Hay cosas que cuanto antes se asuman, antes dejan de doler. Hemos venido hablando en los últimos meses, de la pérdida de la esencia de Formentera por el proceso de licitación de los quioscos, que puso en manos «provisionalmente» estas golosas instalaciones a pie de playa, de grupos inversores de gran musculo financiero, en lugar de las empresas familiares que los han venido gestionando en las últimas décadas. Pero si miramos un poco más allá nos daremos cuenta de que lo de los quioscos no es más que una anécdota que viene a corroborar el cambio de ciclo al que ya está sometido Formentera.
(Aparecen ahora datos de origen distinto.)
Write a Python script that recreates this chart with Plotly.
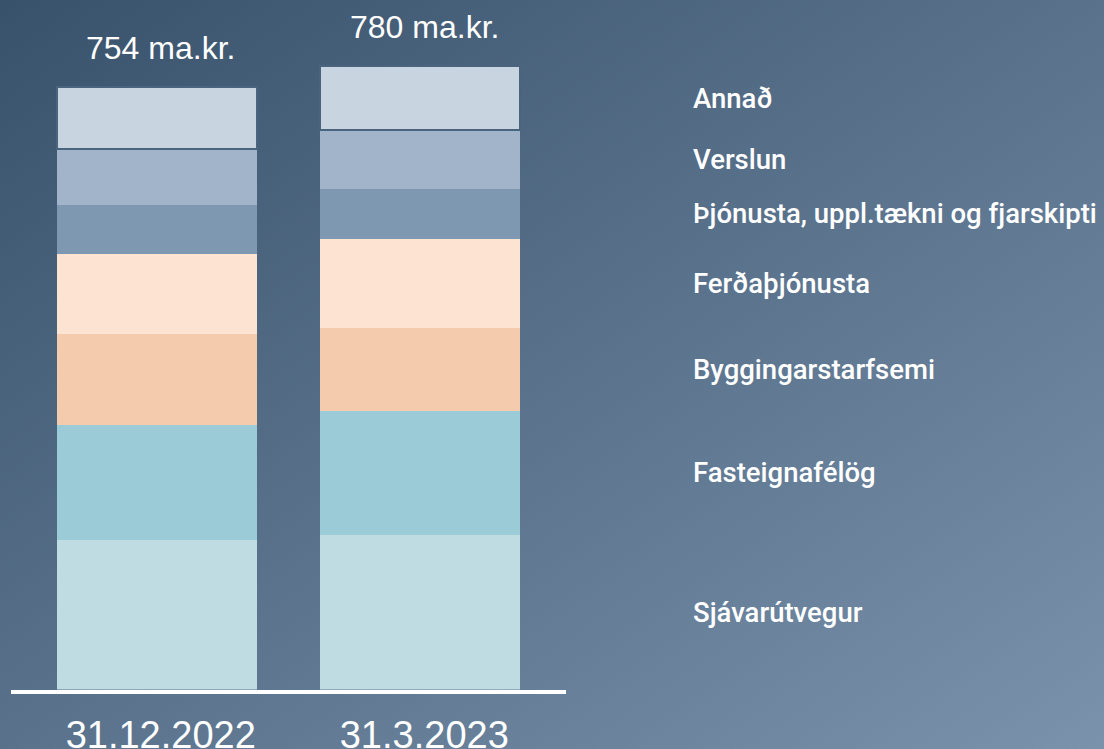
import base64
import numpy as np
import plotly.graph_objects as go

dates = ["31.12.2022", "31.3.2023"]
totals = [754, 780]
sectors = ["Sjávarútvegur", "Fasteignafélög", "Byggingarstarfsemi", "Ferðaþjónusta",
           "Þjónusta, uppl.tækni og fjarskipti", "Verslun", "Annað"]
sjavarutvegur = [187, 194]
fasteignafelog = [144, 154]
byggingarstarfsemi = [114, 105]
ferdathjonusta = [100, 111]
thjonusta = [61, 63]
verslun = [70, 73]
annad = [78, 80]
colors = ["#bedce1", "#9acbd6", "#f4cbad", "#fce3d2", "#7e98b2", "#a2b4c9", "#c8d4df"]

series = [sjavarutvegur, fasteignafelog, byggingarstarfsemi, ferdathjonusta, thjonusta, verslun, annad]

bg = "#46607a"
svg = ('<svg xmlns="http://www.w3.org/2000/svg" width="1104" height="749" preserveAspectRatio="none">'
       '<defs><linearGradient id="g" x1="0" y1="0" x2="1" y2="1">'
       '<stop offset="0" stop-color="#39526c"/><stop offset="1" stop-color="#7a92ac"/>'
       '</linearGradient></defs><rect width="1104" height="749" fill="url(#g)"/></svg>')
src = "data:image/svg+xml;base64," + base64.b64encode(svg.encode()).decode()

fig = go.Figure()
for name, vals, col in zip(sectors, series, colors):
    line = dict(width=0)
    if name == "Annað":
        line = dict(width=2, color="#4a6480")
    fig.add_trace(go.Bar(x=[0, 1], y=vals, name=name, marker=dict(color=col, line=line),
                         width=0.758, hoverinfo="skip"))

font_lbl = "Roboto, 'Open Sans', sans-serif"
annotations = []
for i, t in enumerate(totals):
    stack = sum(s[i] for s in series)
    annotations.append(dict(x=i, y=stack, xref="x", yref="y", text=f"{t} ma.kr.",
                            showarrow=False, yanchor="bottom", yshift=19, xshift=4,
                            font=dict(family="Arial, 'Liberation Sans', sans-serif", size=32, color="white")))
cum = np.cumsum([s[1] for s in series])
for name, vals, c in zip(sectors, series, cum):
    annotations.append(dict(x=693 / 1104, xref="paper", y=c - vals[1] / 2, yref="y", text=name,
                            showarrow=False, xanchor="left", yanchor="middle", xshift=-2,
                            font=dict(family=font_lbl, size=27.5, color="white", weight=500)))

fig.update_layout(
    width=1104, height=749, barmode="stack", showlegend=False,
    margin=dict(l=0, r=0, t=0, b=0, autoexpand=False),
    paper_bgcolor=bg, plot_bgcolor="rgba(0,0,0,0)",
    images=[dict(source=src, xref="paper", yref="paper", x=0, y=1, sizex=1, sizey=1,
                 sizing="stretch", xanchor="left", yanchor="top", layer="below")],
    xaxis=dict(domain=[11 / 1104, 566 / 1104], range=[-0.553, 1.553], tickmode="array",
               tickvals=[0, 1], ticktext=dates, showgrid=False, zeroline=False,
               showline=True, linecolor="white", linewidth=4, ticks="", automargin=False,
               tickfont=dict(family="Arial, 'Liberation Sans', sans-serif", size=38, color="white"),
               ticklabelstandoff=9, ticklabelshift=4),
    yaxis=dict(domain=[1 - 689.5 / 749, 1], range=[0, 863], visible=False, showgrid=False,
               zeroline=False, automargin=False),
    annotations=annotations,
)
fig.write_html("out.html", config={"displayModeBar": False},
               post_script="document.body.style.margin='0';document.body.style.overflow='hidden';")
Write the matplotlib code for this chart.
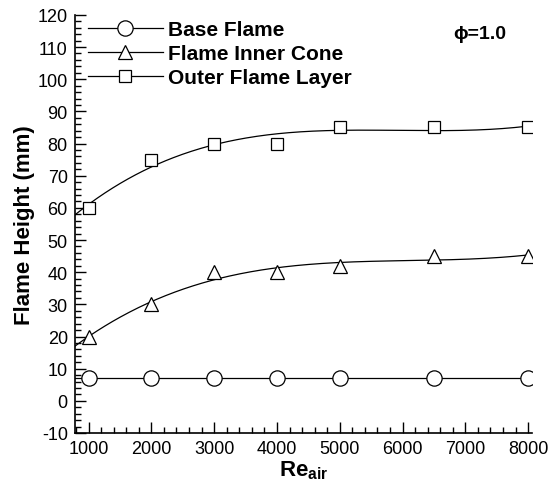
import numpy as np
import matplotlib
matplotlib.use("Agg")
import matplotlib.pyplot as plt
from matplotlib.ticker import MultipleLocator

plt.rcParams['font.family'] = ['Liberation Sans', 'DejaVu Sans']
plt.rcParams['axes.unicode_minus'] = False
plt.rcParams['mathtext.fontset'] = 'custom'
plt.rcParams['mathtext.rm'] = 'Liberation Sans:bold'
plt.rcParams['mathtext.bf'] = 'Liberation Sans:bold'
plt.rcParams['mathtext.default'] = 'bf'

re_air = [1000, 2000, 3000, 4000, 5000, 6500, 8000]
base_flame = [7, 7, 7, 7, 7, 7, 7]
inner_cone = [20, 30, 40, 40, 42, 45, 45]
outer_layer = [60, 75, 80, 80, 85, 85, 85]

fig = plt.figure(figsize=(5.54, 4.89), dpi=100)
ax = fig.add_axes([0.135, 0.1125, 0.825, 0.855])

xs = np.linspace(780, 8000, 300)
series = [(base_flame, 'o', 11, 'Base Flame', 0),
          (inner_cone, '^', 9.5, 'Flame Inner Cone', 3),
          (outer_layer, 's', 8, 'Outer Flame Layer', 3)]
for vals, mk, ms, lab, deg in series:
    if deg == 0:
        fit = np.full_like(xs, np.mean(vals))
    else:
        fit = np.polyval(np.polyfit(re_air, vals, deg), xs)
    ax.plot(xs, fit, color='black', lw=0.9)
    ax.plot(re_air, vals, linestyle='none', marker=mk, ms=ms, mfc='white',
            mec='black', mew=0.9)
    ax.plot([], [], color='black', lw=0.9, marker=mk, ms=ms, mfc='white',
            mec='black', mew=0.9, label=lab)

ax.set_xlim(780, 8060)
ax.set_ylim(-10, 120)
ax.xaxis.set_major_locator(MultipleLocator(1000))
ax.xaxis.set_minor_locator(MultipleLocator(200))
ax.yaxis.set_major_locator(MultipleLocator(10))
ax.yaxis.set_minor_locator(MultipleLocator(2))
ax.tick_params(which='both', direction='in', top=False, right=False,
               labelsize=13, width=1)
ax.tick_params(which='major', length=8, pad=5)
ax.tick_params(which='minor', length=4.5)
for s in ['top', 'right']:
    ax.spines[s].set_visible(False)
for s in ['left', 'bottom']:
    ax.spines[s].set_linewidth(1.2)

ax.set_xlabel('Re$_{air}$', fontsize=16, fontweight='bold', labelpad=1)
ax.set_ylabel('Flame Height (mm)', fontsize=16, fontweight='bold', labelpad=2)

leg = ax.legend(loc='upper left', bbox_to_anchor=(0.028, 0.988), frameon=False,
                prop={'weight': 'bold', 'size': 15}, handlelength=3.6,
                handletextpad=0.25, labelspacing=0.25, borderaxespad=0,
                borderpad=0)
ax.text(0.943, 0.955, 'ϕ=1.0', transform=ax.transAxes, fontsize=14,
        fontweight='bold', ha='right', va='center')

fig.savefig('out.png', dpi=100)
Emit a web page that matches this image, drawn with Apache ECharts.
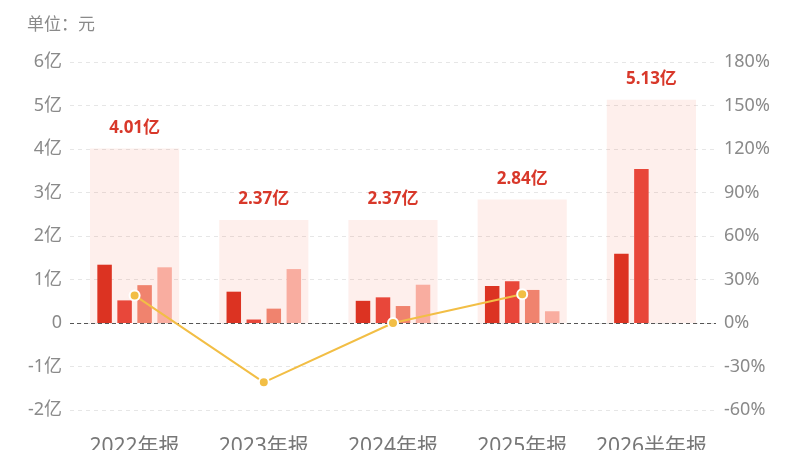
<!DOCTYPE html>
<html>
<head>
<meta charset="utf-8">
<script src="https://cdn.jsdelivr.net/npm/echarts@6/dist/echarts.min.js"></script>
<style>
  html, body { margin: 0; padding: 0; background: #fff; }
  #chart { width: 800px; height: 450px; }
</style>
</head>
<body>
<div id="chart"></div>
<script>
// 报告期
const categories = ['2022年报', '2023年报', '2024年报', '2025年报', '2026半年报']
// 全年合计（亿元）
const totals = [4.01, 2.37, 2.37, 2.84, 5.13]
// 各季度（亿元）
const q1 = [1.34, 0.72, 0.51, 0.85, 1.59]
const q2 = [0.52, 0.08, 0.59, 0.96, 3.54]
const q3 = [0.87, 0.33, 0.39, 0.76, null]
const q4 = [1.28, 1.24, 0.88, 0.27, null]
// 同比增长（%）
const yoy = [19, -40.9, 0, 19.8, null]
// 坐标轴刻度
const leftTicks = { min: -2, max: 6, interval: 1 }
const rightTicks = { min: -60, max: 180, interval: 30 }

const chart = echarts.init(document.getElementById('chart'))
const font = '"Noto Sans", "Noto Sans CJK SC", sans-serif'
const quarterColors = ['#dc3322', '#e8473a', '#f0836e', '#f9ada0']

const quarterSeries = [q1, q2, q3, q4].map((d, i) => ({
  type: 'bar',
  xAxisIndex: 0,
  yAxisIndex: 0,
  barWidth: 14.5,
  barGap: '38%',
  itemStyle: { color: quarterColors[i] },
  data: d,
  z: 3
}))

const option = {
  animation: false,
  textStyle: { fontFamily: font },
  title: {
    text: '单位：元',
    left: 22,
    top: 12,
    textStyle: { fontSize: 17, fontWeight: 'normal', color: '#8a8a8a', fontFamily: font }
  },
  grid: { left: 70, right: 84, top: 62, bottom: 40, containLabel: false, outerBoundsMode: 'none' },
  xAxis: [
    {
      type: 'category',
      data: categories,
      axisLine: { show: false },
      axisTick: { show: false },
      axisLabel: { interval: 0, fontSize: 21, color: '#777', margin: 27, fontFamily: font }
    },
    {
      type: 'category',
      data: categories,
      show: false
    }
  ],
  yAxis: [
    {
      type: 'value',
      min: leftTicks.min,
      max: leftTicks.max,
      interval: leftTicks.interval,
      axisLine: { show: false },
      axisTick: { show: false },
      axisLabel: {
        fontSize: 18,
        color: '#8a8a8a',
        margin: 8,
        fontFamily: font,
        formatter: v => v === 0 ? '0' : v + '亿'
      },
      splitLine: { lineStyle: { color: '#e6e6e6', type: [4, 4] } }
    },
    {
      type: 'value',
      min: rightTicks.min,
      max: rightTicks.max,
      interval: rightTicks.interval,
      axisLine: { show: false },
      axisTick: { show: false },
      axisLabel: {
        fontSize: 18,
        color: '#8a8a8a',
        margin: 8,
        fontFamily: font,
        formatter: v => v + '%'
      },
      splitLine: { show: false }
    }
  ],
  series: [
    {
      type: 'bar',
      xAxisIndex: 1,
      yAxisIndex: 0,
      barWidth: '69%',
      itemStyle: { color: 'rgba(250, 110, 85, 0.11)' },
      label: {
        show: true,
        position: 'top',
        distance: 12,
        fontSize: 17,
        fontWeight: 'bold',
        color: '#d8382a',
        fontFamily: font,
        formatter: p => p.value.toFixed(2) + '亿'
      },
      data: totals,
      z: 1
    },
    ...quarterSeries,
    {
      type: 'line',
      xAxisIndex: 0,
      yAxisIndex: 1,
      data: yoy,
      symbol: 'circle',
      symbolSize: 10,
      lineStyle: { color: '#f2be45', width: 2 },
      itemStyle: { color: '#f2be45', borderColor: '#fff', borderWidth: 2 },
      z: 5,
      markLine: {
        silent: true,
        symbol: 'none',
        label: { show: false },
        lineStyle: { color: '#555', type: [4, 3], width: 1 },
        data: [{ yAxis: 0 }]
      }
    }
  ]
}

chart.setOption(option)
</script>
</body>
</html>
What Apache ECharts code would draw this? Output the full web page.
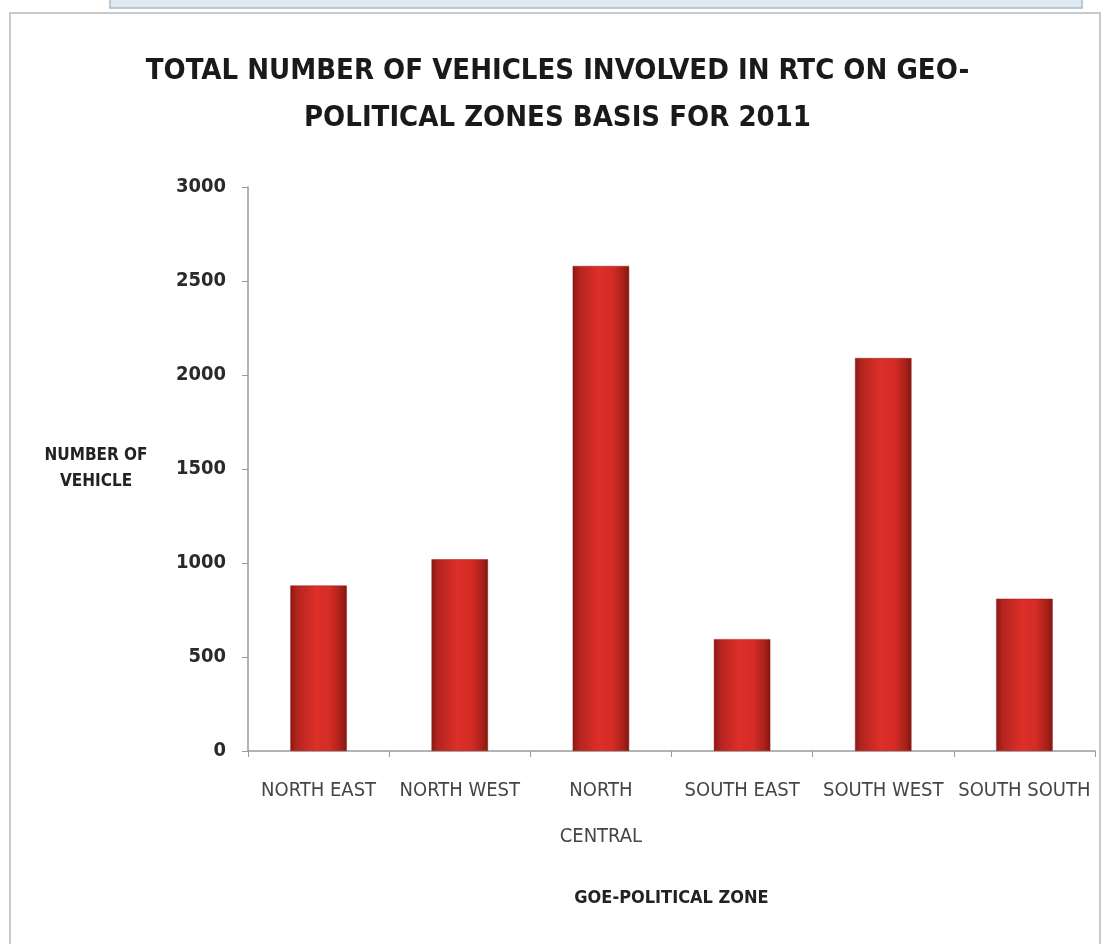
<!DOCTYPE html>
<html>
<head>
<meta charset="utf-8">
<title>Vehicles involved in RTC by geo-political zone, 2011</title>
<script src="https://cdn.jsdelivr.net/npm/echarts@6/dist/echarts.min.js"></script>
<style>
  html, body { margin: 0; padding: 0; background: #ffffff; }
  #chart { width: 1115px; height: 944px; }
</style>
</head>
<body>
<div id="chart"></div>
<script>
// Geo-political zones (x axis categories)
const zones = ['NORTH EAST', 'NORTH WEST', 'NORTH\nCENTRAL', 'SOUTH EAST', 'SOUTH WEST', 'SOUTH SOUTH'];
// Total number of vehicles involved in road traffic crashes, 2011
const vehicles = [880, 1020, 2580, 595, 2090, 810];
// Value axis ticks
const yTicks = [0, 500, 1000, 1500, 2000, 2500, 3000];

const titleFont = '"DejaVu Sans Condensed", "DejaVu Sans", sans-serif';
const labelFont = '"Liberation Sans Narrow", "DejaVu Sans Condensed", "DejaVu Sans", sans-serif';

const chart = echarts.init(document.getElementById('chart'), null, { renderer: 'canvas' });

// Bar body: dark edges with a brighter middle, like a rounded column
const barFill = new echarts.graphic.LinearGradient(0, 0, 1, 0, [
  { offset: 0, color: '#8a1a15' },
  { offset: 0.12, color: '#b52420' },
  { offset: 0.45, color: '#dc2f28' },
  { offset: 0.7, color: '#d42c25' },
  { offset: 0.9, color: '#a82019' },
  { offset: 1, color: '#7e1712' }
]);

chart.setOption({
  backgroundColor: '#ffffff',
  animation: false,
  graphic: [
    // page frame around the chart
    {
      type: 'rect', silent: true, z: -10,
      shape: { x: 10, y: 13, width: 1090, height: 960 },
      style: { fill: '#ffffff', stroke: '#c9c9c9', lineWidth: 2 }
    },
    // pale blue strip above the frame
    {
      type: 'rect', silent: true, z: -9,
      shape: { x: 110, y: -4, width: 972, height: 12 },
      style: { fill: '#dfeaf2', stroke: '#a9bccb', lineWidth: 1.5 }
    }
  ],
  title: {
    text: 'TOTAL NUMBER OF VEHICLES INVOLVED IN RTC ON GEO-\nPOLITICAL ZONES BASIS FOR 2011',
    left: 'center',
    top: 43,
    textStyle: {
      fontFamily: titleFont,
      fontWeight: 'bold',
      fontSize: 29,
      lineHeight: 47,
      color: '#1a1a1a'
    }
  },
  grid: {
    left: 248,
    right: 20,
    top: 187,
    bottom: 193,
    containLabel: false
  },
  xAxis: {
    type: 'category',
    data: zones,
    name: 'GOE-POLITICAL ZONE',
    nameLocation: 'middle',
    nameGap: 138,
    nameTextStyle: {
      fontFamily: titleFont,
      fontWeight: 'bold',
      fontSize: 18,
      color: '#222'
    },
    axisLine: { lineStyle: { color: '#9a9a9a', width: 1.5 } },
    axisTick: { show: true, length: 6, alignWithLabel: false, lineStyle: { color: '#9a9a9a' } },
    axisLabel: {
      interval: 0,
      margin: 17,
      fontFamily: labelFont,
      fontSize: 20,
      lineHeight: 46,
      color: '#454545',
      verticalAlign: 'top'
    }
  },
  yAxis: {
    type: 'value',
    min: yTicks[0],
    max: yTicks[yTicks.length - 1],
    interval: yTicks[1] - yTicks[0],
    name: 'NUMBER OF\nVEHICLE',
    nameLocation: 'middle',
    nameRotate: 0,
    nameGap: 152,
    nameTextStyle: {
      fontFamily: titleFont,
      fontWeight: 'bold',
      fontSize: 17,
      lineHeight: 26,
      color: '#222',
      align: 'center',
      verticalAlign: 'middle'
    },
    axisLine: { show: true, lineStyle: { color: '#9a9a9a', width: 1.5 } },
    axisTick: { show: true, length: 6, lineStyle: { color: '#9a9a9a' } },
    splitLine: { show: false },
    axisLabel: {
      margin: 22,
      fontFamily: titleFont,
      fontWeight: 'bold',
      fontSize: 20,
      color: '#2a2a2a',
      formatter: function (v) { return String(v); }
    }
  },
  series: [
    {
      type: 'bar',
      data: vehicles,
      barWidth: '40%',
      itemStyle: {
        color: barFill,
        borderColor: '#9a1d17',
        borderWidth: 0.5
      }
    }
  ]
});
</script>
</body>
</html>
El capital se ha ido apoderando de muchos negocios del ámbito familiar y van a ser muchos más en los próximos dos años. Esos establecimientos se reconvertirán muy probablemente en espacios fashion, pensados para un público de alto poder adquisitivo, dejando atrás la tan traída y llevada «esencia» que se quedará en los álbumes de fotos familiares y en el museo que Formentera espera desde hace décadas.
Esos mismos grupos, conscientes de la necesidad de ofrecer vivienda a sus empleados, están acaparando un mercado de alquiler, ya de por sí muy mermado, lo que está generando que muchas familias pongan rumbo a otros territorios, teniendo que dejar la isla en la que han ido arraigando en los últimos años.
El tan manido concepto de «Model d'illa» no ha podido ser. El Consell se ha llenado la boca desde su fundación en 2007 de «sostenibilidad y decrecimiento», pero al final, como diría Rato, «es el mercado, amigo» el que ha ganado la partida. Formentera es y será un producto, y lo hemos convertido entre todos en un producto de lujo, y eso atrae a los grandes tiburones que ven en esta roca un jugoso pedazo de carne al que hincar el diente. Hace falta ver si es bueno o es malo, pero es lo que hay.